The film's budget of $3 million was recouped in two weeks 'Goldfinger' broke box office records by grossing $125 million at the box office in multiple countries around the world.
The Guinness Book of World Records went on to list 'Goldfinger' as the fastest grossing film of all time. Demand for the film was so high that the DeMille cinema in New York City, New York had to stay open twenty-four hours a day.
In his 1999 review, Roger Ebert said: "Of all the Bonds, "Goldfinger" (1964) is the best, and can stand as a surrogate for the others. If it is not a great film, it is a great entertainment, and contains all the elements of the Bond formula that would work again and again."
Later that same year, 'Goldfinger' was ranked #70 on the BFI Top 100 British films list compiled by the British Film Institute.
'Goldfinger' is currently the highest-rated James Bond film on Rotten Tomatoes. Ebert later declared this to be his favourite Bond film and later added it to his "Great Movies" list.
On AFI's 100 Years...100 Quotes list, "A martini.
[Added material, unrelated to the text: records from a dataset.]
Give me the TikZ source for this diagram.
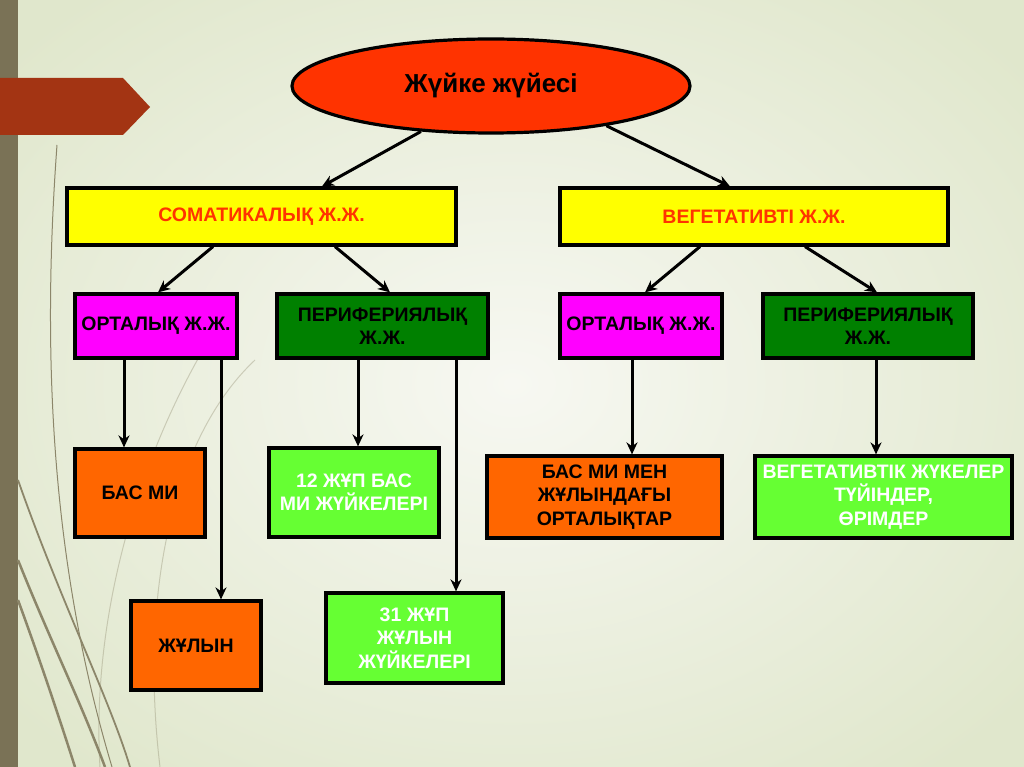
\documentclass[tikz,border=0pt]{standalone}
\usepackage{fontspec}
\setmainfont{Liberation Sans}
\usepackage{tikz}
\usetikzlibrary{shapes.geometric,arrows.meta}
\definecolor{bgin}{HTML}{F7F8F2}
\definecolor{bgout}{HTML}{E0E7CC}
\definecolor{barc}{HTML}{7A7256}
\definecolor{banc}{HTML}{A33413}
\definecolor{curc}{HTML}{8C866A}
\definecolor{redor}{HTML}{FF3300}
\definecolor{orng}{HTML}{FF6600}
\definecolor{dgrn}{HTML}{008000}
\definecolor{lgrn}{HTML}{66FF33}
\definecolor{mgnt}{HTML}{FF00FF}
\definecolor{yllw}{HTML}{FFFF00}

\begin{document}
\begin{tikzpicture}[x=1pt,y=-1pt,
    box/.style={draw=black,line width=3.2pt,inner sep=2pt,align=center,
      font=\bfseries\fontsize{19.5}{23.5}\selectfont},
    arr/.style={line width=3pt,-{Stealth[length=12pt,width=11pt]}},
    deco/.style={curc,line width=1.5pt}]
  \useasboundingbox (0,0) rectangle (1024,767);
  \shade[inner color=bgin,outer color=bgout] (-150,-120) rectangle (1174,887);
  \fill[barc] (0,0) rectangle (18,767);
  \fill[banc] (0,78)--(123,78)--(150,107)--(123,135)--(0,135)--cycle;
  % background swirls
  \draw[deco,line width=1pt] (57,145) .. controls (42,350) and (50,560) .. (112,767);
  \draw[deco,line width=2.5pt] (18,560) .. controls (50,640) and (80,700) .. (105,767);
  \draw[deco,line width=2.5pt] (18,600) .. controls (40,660) and (60,720) .. (75,767);
  \draw[deco,line width=1.8pt] (18,480) .. controls (60,600) and (110,700) .. (130,767);
  \draw[deco,opacity=0.35,line width=1pt] (235,300) .. controls (150,420) and (90,600) .. (100,767);
  \draw[deco,opacity=0.35,line width=1pt] (255,360) .. controls (170,440) and (140,600) .. (160,767);

  \node[ellipse,draw=black,line width=3.2pt,fill=redor,minimum width=398pt,
    minimum height=94pt,inner sep=0pt,font=\bfseries\fontsize{26}{30}\selectfont]
    (top) at (491,86) {Жүйке жүйесі};

  \node[box,fill=yllw,text=redor,minimum width=389pt,minimum height=57pt]
    (soma) at (261.5,216.5) {СОМАТИКАЛЫҚ Ж.Ж.};
  \node[box,fill=yllw,text=redor,minimum width=388pt,minimum height=57pt]
    (vege) at (754,216.5) {ВЕГЕТАТИВТІ Ж.Ж.};

  \node[box,fill=mgnt,minimum width=162pt,minimum height=64pt]
    (ortl1) at (156,326) {ОРТАЛЫҚ Ж.Ж.};
  \node[box,fill=dgrn,minimum width=211pt,minimum height=64pt]
    (perf1) at (382.5,326) {ПЕРИФЕРИЯЛЫҚ\\Ж.Ж.};
  \node[box,fill=mgnt,minimum width=162pt,minimum height=64pt]
    (ortl2) at (641,326) {ОРТАЛЫҚ Ж.Ж.};
  \node[box,fill=dgrn,minimum width=210pt,minimum height=64pt]
    (perf2) at (868,326) {ПЕРИФЕРИЯЛЫҚ\\Ж.Ж.};

  \node[box,fill=orng,minimum width=130pt,minimum height=88pt]
    (basmi) at (140,493) {БАС МИ};
  \node[box,fill=orng,minimum width=130pt,minimum height=89pt]
    (zhulyn) at (196,645.5) {ЖҰЛЫН};
  \node[box,fill=lgrn,text=white,minimum width=170pt,minimum height=89pt]
    (bascn) at (354,492.5) {12 ЖҰП БАС\\МИ ЖҮЙКЕЛЕРІ};
  \node[box,fill=lgrn,text=white,minimum width=177pt,minimum height=90pt]
    (zhulcn) at (414.5,638) {31 ЖҰП\\ЖҰЛЫН\\ЖҮЙКЕЛЕРІ};
  \node[box,fill=orng,minimum width=235pt,minimum height=82pt]
    (centr) at (604.5,497) {БАС МИ МЕН\\ЖҰЛЫНДАҒЫ\\ОРТАЛЫҚТАР};
  \node[box,fill=lgrn,text=white,minimum width=257pt,minimum height=82pt]
    (vegnd) at (883.5,497) {ВЕГЕТАТИВТІК ЖҮКЕЛЕР\\ТҮЙІНДЕР,\\ӨРІМДЕР};

  % arrows
  \draw[arr] (top.213) -- ([xshift=60.5pt]soma.north);
  \draw[arr] (top.341) -- ([xshift=-24pt]vege.north);
  \draw[arr] ([xshift=-48.5pt]soma.south) -- ([xshift=2pt]ortl1.north);
  \draw[arr] ([xshift=73.5pt]soma.south) -- ([xshift=7.5pt]perf1.north);
  \draw[arr] ([xshift=-54pt]vege.south) -- ([xshift=4pt]ortl2.north);
  \draw[arr] ([xshift=51pt]vege.south) -- ([xshift=9pt]perf2.north);
  \draw[arr] ([xshift=-32pt]ortl1.south) -- ([xshift=-32pt]ortl1.south |- basmi.north);
  \draw[arr] ([xshift=65pt]ortl1.south) -- ([xshift=65pt]ortl1.south |- zhulyn.north);
  \draw[arr] ([xshift=-24.5pt]perf1.south) -- ([xshift=-24.5pt]perf1.south |- bascn.north);
  \draw[arr] ([xshift=73.5pt]perf1.south) -- ([xshift=73.5pt]perf1.south |- zhulcn.north);
  \draw[arr] ([xshift=-9pt]ortl2.south) -- ([xshift=-9pt]ortl2.south |- centr.north);
  \draw[arr] ([xshift=8pt]perf2.south) -- ([xshift=8pt]perf2.south |- vegnd.north);
\end{tikzpicture}
\end{document}
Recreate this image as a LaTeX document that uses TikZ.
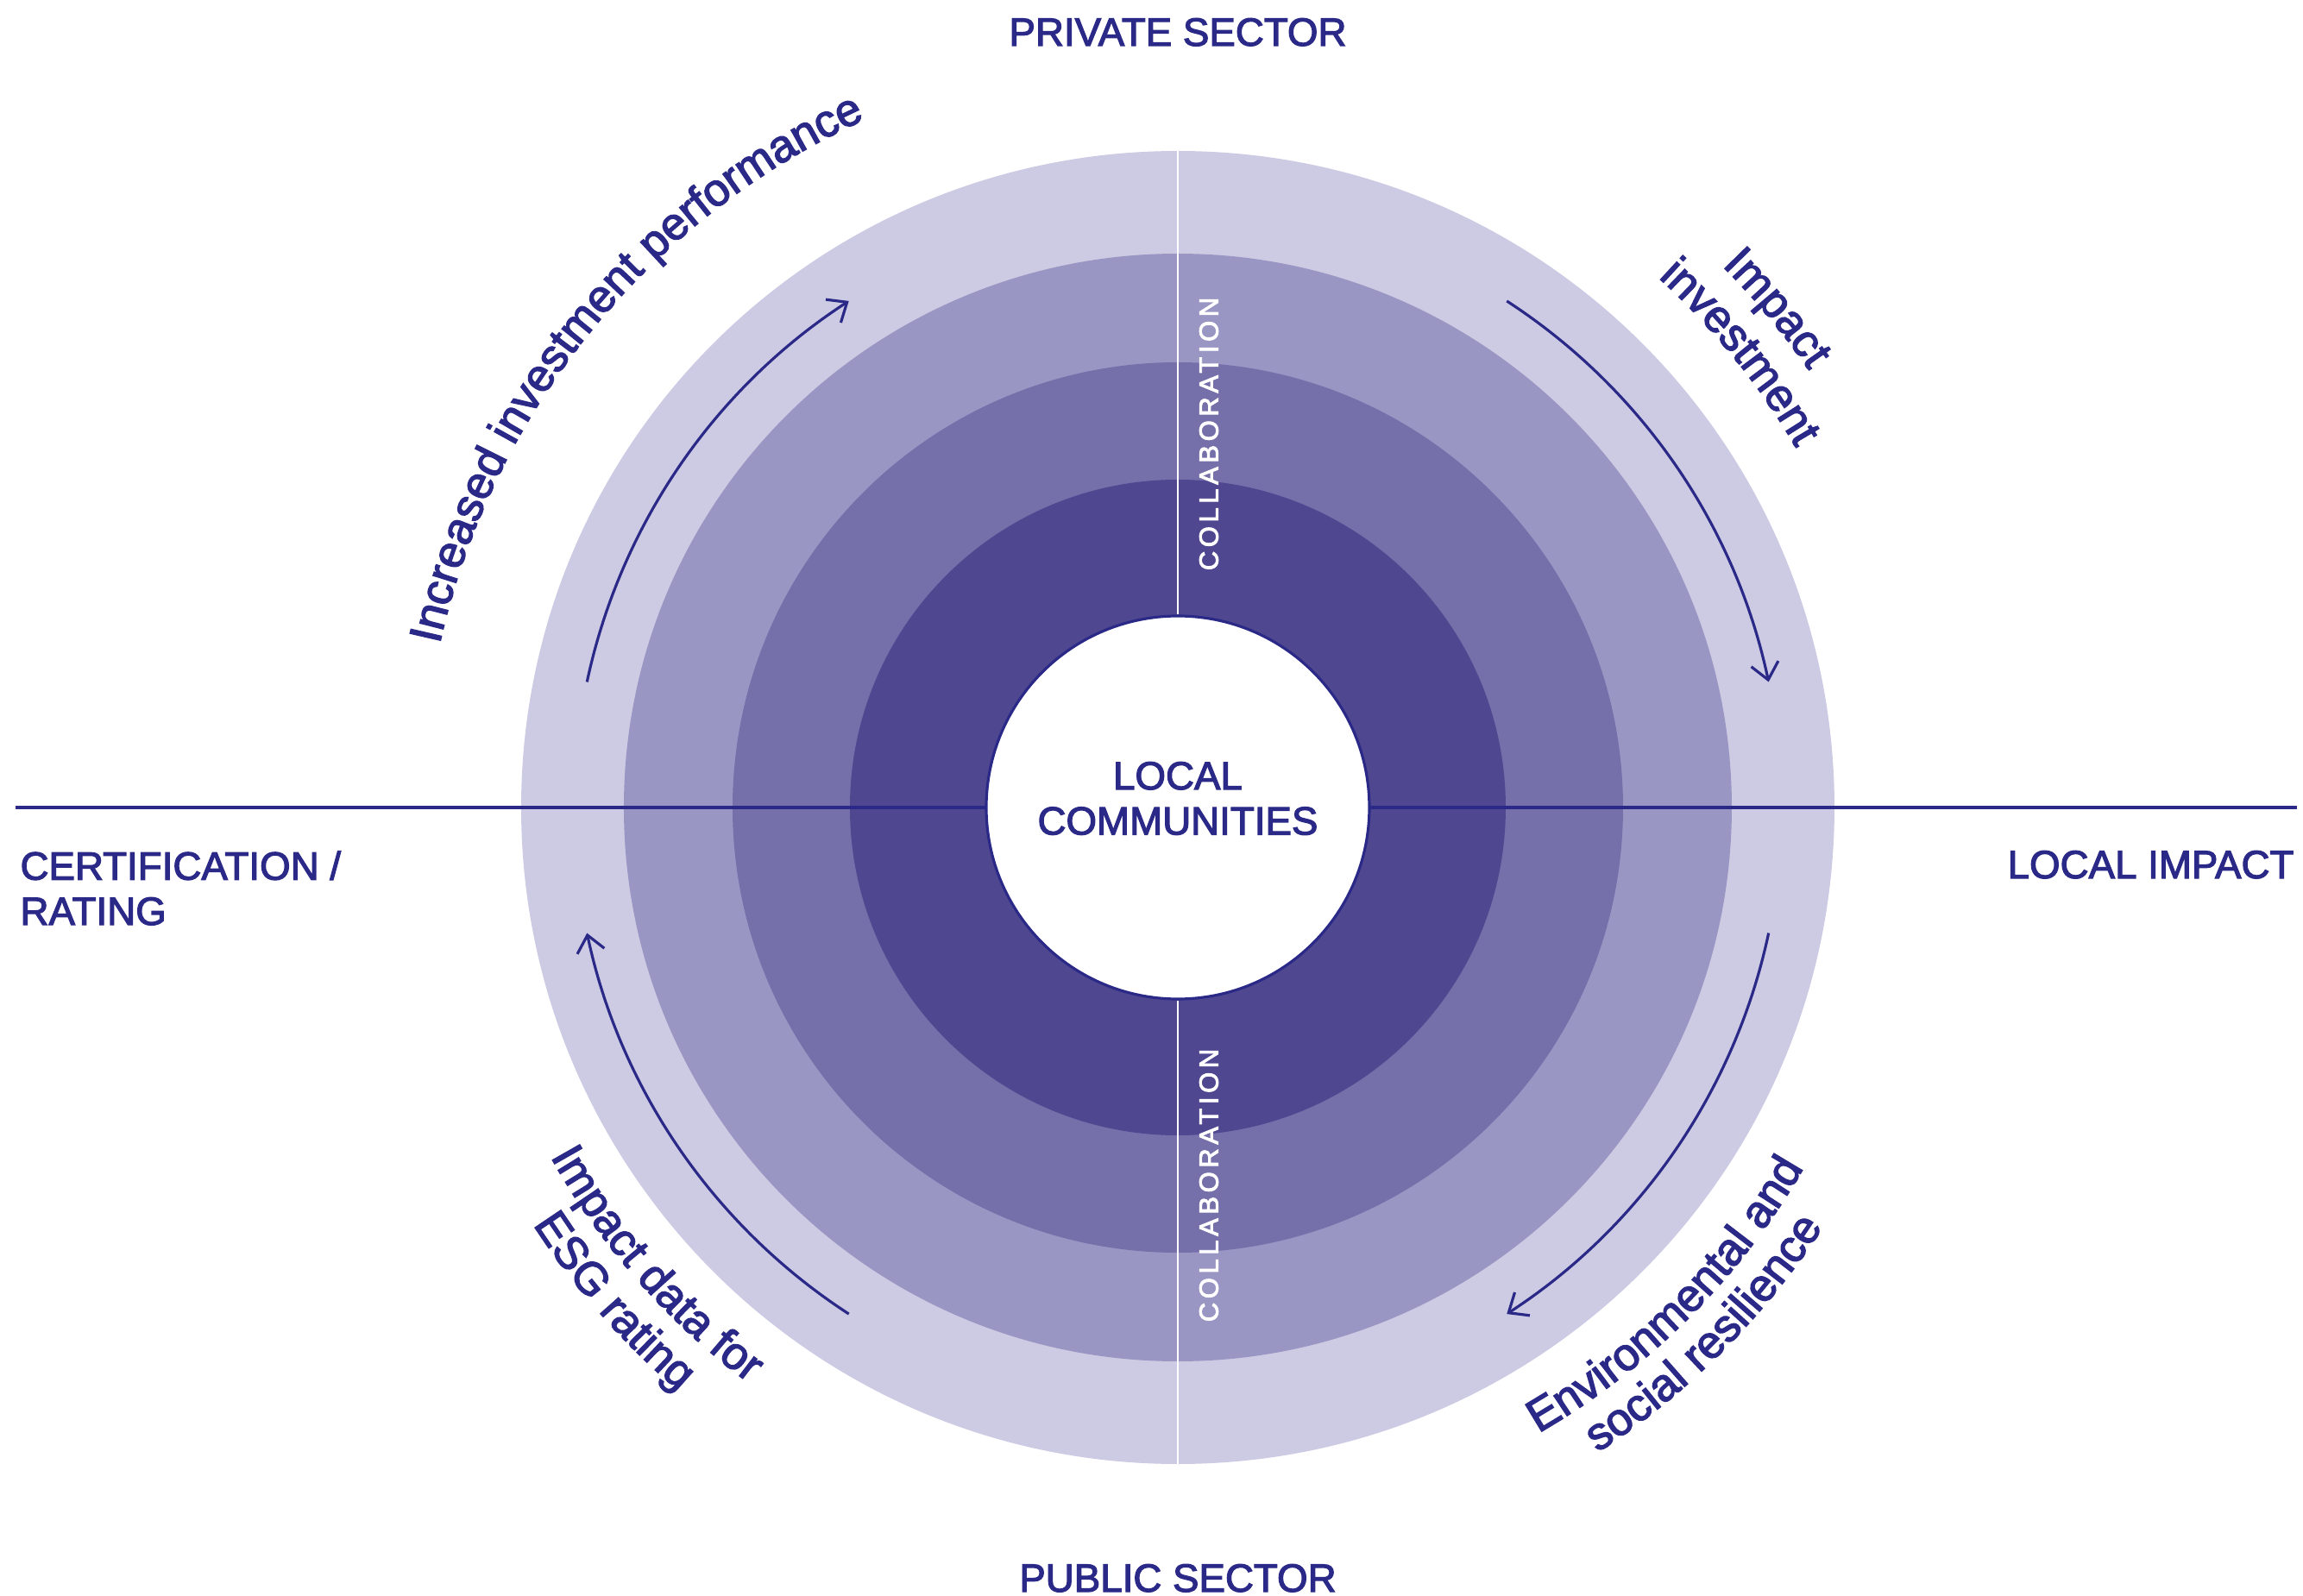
\documentclass[tikz,border=0pt]{standalone}
\usepackage{fontspec}
\setmainfont{Liberation Sans}[FakeBold=2.6]
\newfontfamily\spacedfont{Liberation Sans}[LetterSpace=15, FakeBold=3]
\usetikzlibrary{arrows.meta, decorations.text}

\definecolor{ink}{RGB}{43,41,135}
\definecolor{ringA}{RGB}{205,202,227}
\definecolor{ringB}{RGB}{154,150,196}
\definecolor{ringC}{RGB}{117,111,170}
\definecolor{ringD}{RGB}{79,72,145}

\begin{document}
\begin{tikzpicture}[
  line width=0.9pt,
  sector/.style={text=ink, inner sep=0pt, font=\fontsize{13}{14.9}\selectfont},
  flow/.style={draw=ink, line width=0.9pt, -{Straight Barb[length=1.9mm, width=3.2mm]}},
  arctext/.style={decorate, decoration={text along path, text align=center, text={|\fontsize{15}{18}\selectfont\color{ink}|#1}}},
  collab/.style={rotate=90, text=white, inner sep=0pt, font=\spacedfont\fontsize{8.8}{10}\selectfont}
]
  \useasboundingbox (-13.65,-9.14) rectangle (13.04,9.36);

  % Rings, outside in
  \foreach \r/\c in {7.61/ringA, 6.42/ringB, 5.16/ringC, 3.80/ringD}
    \fill[\c] (0,0) circle (\r);

  % Horizontal axis
  \coordinate (westend) at (-13.47,0);
  \coordinate (eastend) at (12.97,0);
  \draw[ink] (westend) -- (eastend);

  % Core
  \node[circle, fill=white, draw=ink, line width=0.9pt, minimum size=4.44cm, inner sep=0pt] (core) at (0,0) {};
  \node[sector, align=center] (corelabel) at (0,0.105) {LOCAL\\COMMUNITIES};

  % Vertical white axis
  \coordinate (topend) at (90:7.61);
  \coordinate (bottomend) at (-90:7.61);
  \draw[white, line width=0.8pt] (core.north) -- (topend);
  \draw[white, line width=0.8pt] (core.south) -- (bottomend);

  \node[collab] (collabtop) at (0.36,4.33) {COLLABORATION};
  \node[collab] (collabbottom) at (0.36,-4.38) {COLLABORATION};

  % Sector labels
  \node[sector, anchor=base] (private) at (0,8.83) {PRIVATE SECTOR};
  \node[sector, anchor=base] (public) at (0,-9.09) {PUBLIC SECTOR};
  \node[sector, anchor=base east] (localimpact) at (12.95,-0.82) {LOCAL IMPACT};
  \node[sector, anchor=north west, align=left] (cert) at (-13.43,-0.49) {CERTIFICATION /\\RATING};

  % Flow arrows
  \draw[flow] (168:7) arc[start angle=168, end angle=123, radius=7];
  \draw[flow] (57:7) arc[start angle=57, end angle=12, radius=7];
  \draw[flow] (-12:7) arc[start angle=-12, end angle=-57, radius=7];
  \draw[flow] (-123:7) arc[start angle=-123, end angle=-168, radius=7];

  % Curved captions
  \path[arctext={Increased investment performance}] (181:8.76) arc[start angle=181, end angle=101, radius=8.76];
  \path[arctext={Impact}] (79.8:8.9) arc[start angle=79.8, end angle=-0.2, radius=8.9];
  \path[arctext={investment}] (79:8.29) arc[start angle=79, end angle=-1, radius=8.29];
  \path[arctext={Impact data for}] (181.2:8.32) arc[start angle=181.2, end angle=261.2, radius=8.32];
  \path[arctext={ESG rating}] (181.2:8.9) arc[start angle=181.2, end angle=261.2, radius=8.9];
  \path[arctext={Environmental and}] (-85:8.37) arc[start angle=-85, end angle=-5, radius=8.37];
  \path[arctext={social resilience}] (-85:8.92) arc[start angle=-85, end angle=-5, radius=8.92];
\end{tikzpicture}
\end{document}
Shaken, not stirred." ranked in at #90. The line "Bond. James Bond" from 'Dr. No' ranks in at #22.
In a 2003 interview, Hamilton said that the contemporary Bond films relied too heavily on special effects and not as much on the spectacular and risky stunts of the Bond films of his era.
"I know that I’ve made some bad pictures, but when I was making a film, I knew I had to do the best I could with the material that I was working with," he said. Sometimes I wished I had a more cooperative or a better writer, but that’s the same for everybody."
Hamilton worked in particular with Sean Connery and Roger Moore, helping to increase the film franchise's popularity worldwide.
He often praised the actors highly. Of Connery, he said, "You don't tell Sean Connery how to play James Bond."
In 2015, Hamilton told Filmtalk that he preferred the earlier Bond films: "Now we see nothing but explosions and bang bangs and the stunts are not really very interesting with the trick photography: the FX man is always on top of it.
When we did stunts, the stuntman jumped out of a six-floor window into a wet sponge and if he missed the sponge, he could seriously hurt himself, but at least you knew he jumped."
On April 20, 2016, Hamilton passed at his home in Majorca, Spain. He was 93.
Moore later wrote on his Twitter account that he was "incredibly, incredibly saddened to hear the wonderful director Guy Hamilton has gone to the great cutting room in the sky. 2016 is horrid."
Among his Bond credits, Hamilton is also known for directing 'Diamonds Are Forever (1971), 'Live and Let Die' (1973), and 'The Man with the Golden Gun' (1974).
according to his personal life, Hamilton had been married twice. The first was to English film and television actress Naomi Chance. The second was to Algerian actress Kerima (Miriam Charrière). Kerima had been married to Hamilton until his death.
Hamilton maintained that, in his opinion, although the Bond films defy the formulaic, one of the golden rules in their production is to put the money up on the screen, particularly with the sets and stunts, which should look as expensive and spectacular as possible.
Hamilton had been active from 1938–1989.